Task directions
Output the full listing word for word.

-- The records start --

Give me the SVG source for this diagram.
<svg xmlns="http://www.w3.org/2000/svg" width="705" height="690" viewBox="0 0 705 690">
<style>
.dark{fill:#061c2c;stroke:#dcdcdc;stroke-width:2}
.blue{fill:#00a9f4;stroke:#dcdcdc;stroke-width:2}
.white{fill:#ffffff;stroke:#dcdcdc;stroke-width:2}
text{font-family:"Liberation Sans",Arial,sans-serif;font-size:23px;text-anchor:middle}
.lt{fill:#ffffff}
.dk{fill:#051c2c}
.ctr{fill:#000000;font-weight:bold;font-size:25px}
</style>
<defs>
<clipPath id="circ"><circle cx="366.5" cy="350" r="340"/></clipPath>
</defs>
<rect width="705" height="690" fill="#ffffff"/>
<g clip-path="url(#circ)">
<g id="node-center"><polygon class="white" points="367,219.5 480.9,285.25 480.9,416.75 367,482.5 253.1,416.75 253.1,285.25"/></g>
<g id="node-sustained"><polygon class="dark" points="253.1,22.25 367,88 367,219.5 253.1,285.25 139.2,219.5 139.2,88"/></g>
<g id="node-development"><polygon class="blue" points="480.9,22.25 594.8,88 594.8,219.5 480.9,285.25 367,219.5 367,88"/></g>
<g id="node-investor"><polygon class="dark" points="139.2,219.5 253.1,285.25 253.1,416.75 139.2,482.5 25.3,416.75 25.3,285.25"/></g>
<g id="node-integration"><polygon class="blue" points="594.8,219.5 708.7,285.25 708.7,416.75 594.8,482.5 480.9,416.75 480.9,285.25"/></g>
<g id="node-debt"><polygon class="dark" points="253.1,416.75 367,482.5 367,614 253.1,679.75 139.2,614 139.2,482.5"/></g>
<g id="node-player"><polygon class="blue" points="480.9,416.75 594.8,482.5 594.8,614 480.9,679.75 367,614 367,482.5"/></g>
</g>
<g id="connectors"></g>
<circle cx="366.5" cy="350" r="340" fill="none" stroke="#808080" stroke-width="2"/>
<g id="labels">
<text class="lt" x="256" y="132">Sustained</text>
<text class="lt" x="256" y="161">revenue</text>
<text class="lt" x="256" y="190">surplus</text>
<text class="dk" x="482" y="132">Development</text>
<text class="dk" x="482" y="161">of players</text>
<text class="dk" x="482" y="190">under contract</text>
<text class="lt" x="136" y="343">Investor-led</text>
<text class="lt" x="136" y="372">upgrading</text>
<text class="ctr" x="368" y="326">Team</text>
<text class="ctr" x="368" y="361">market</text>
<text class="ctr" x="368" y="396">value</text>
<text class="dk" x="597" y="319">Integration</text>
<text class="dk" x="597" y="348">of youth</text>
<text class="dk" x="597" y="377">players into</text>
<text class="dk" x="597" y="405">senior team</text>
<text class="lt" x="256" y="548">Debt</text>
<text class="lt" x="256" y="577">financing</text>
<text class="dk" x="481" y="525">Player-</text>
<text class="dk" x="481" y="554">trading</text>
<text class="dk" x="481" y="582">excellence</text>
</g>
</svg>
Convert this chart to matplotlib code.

-- The records end --

Expected answer
Give me the SVG source for this diagram.
<svg xmlns="http://www.w3.org/2000/svg" width="705" height="690" viewBox="0 0 705 690">
<style>
.dark{fill:#061c2c;stroke:#dcdcdc;stroke-width:2}
.blue{fill:#00a9f4;stroke:#dcdcdc;stroke-width:2}
.white{fill:#ffffff;stroke:#dcdcdc;stroke-width:2}
text{font-family:"Liberation Sans",Arial,sans-serif;font-size:23px;text-anchor:middle}
.lt{fill:#ffffff}
.dk{fill:#051c2c}
.ctr{fill:#000000;font-weight:bold;font-size:25px}
</style>
<defs>
<clipPath id="circ"><circle cx="366.5" cy="350" r="340"/></clipPath>
</defs>
<rect width="705" height="690" fill="#ffffff"/>
<g clip-path="url(#circ)">
<g id="node-center"><polygon class="white" points="367,219.5 480.9,285.25 480.9,416.75 367,482.5 253.1,416.75 253.1,285.25"/></g>
<g id="node-sustained"><polygon class="dark" points="253.1,22.25 367,88 367,219.5 253.1,285.25 139.2,219.5 139.2,88"/></g>
<g id="node-development"><polygon class="blue" points="480.9,22.25 594.8,88 594.8,219.5 480.9,285.25 367,219.5 367,88"/></g>
<g id="node-investor"><polygon class="dark" points="139.2,219.5 253.1,285.25 253.1,416.75 139.2,482.5 25.3,416.75 25.3,285.25"/></g>
<g id="node-integration"><polygon class="blue" points="594.8,219.5 708.7,285.25 708.7,416.75 594.8,482.5 480.9,416.75 480.9,285.25"/></g>
<g id="node-debt"><polygon class="dark" points="253.1,416.75 367,482.5 367,614 253.1,679.75 139.2,614 139.2,482.5"/></g>
<g id="node-player"><polygon class="blue" points="480.9,416.75 594.8,482.5 594.8,614 480.9,679.75 367,614 367,482.5"/></g>
</g>
<g id="connectors"></g>
<circle cx="366.5" cy="350" r="340" fill="none" stroke="#808080" stroke-width="2"/>
<g id="labels">
<text class="lt" x="256" y="132">Sustained</text>
<text class="lt" x="256" y="161">revenue</text>
<text class="lt" x="256" y="190">surplus</text>
<text class="dk" x="482" y="132">Development</text>
<text class="dk" x="482" y="161">of players</text>
<text class="dk" x="482" y="190">under contract</text>
<text class="lt" x="136" y="343">Investor-led</text>
<text class="lt" x="136" y="372">upgrading</text>
<text class="ctr" x="368" y="326">Team</text>
<text class="ctr" x="368" y="361">market</text>
<text class="ctr" x="368" y="396">value</text>
<text class="dk" x="597" y="319">Integration</text>
<text class="dk" x="597" y="348">of youth</text>
<text class="dk" x="597" y="377">players into</text>
<text class="dk" x="597" y="405">senior team</text>
<text class="lt" x="256" y="548">Debt</text>
<text class="lt" x="256" y="577">financing</text>
<text class="dk" x="481" y="525">Player-</text>
<text class="dk" x="481" y="554">trading</text>
<text class="dk" x="481" y="582">excellence</text>
</g>
</svg>
Convert this chart to matplotlib code.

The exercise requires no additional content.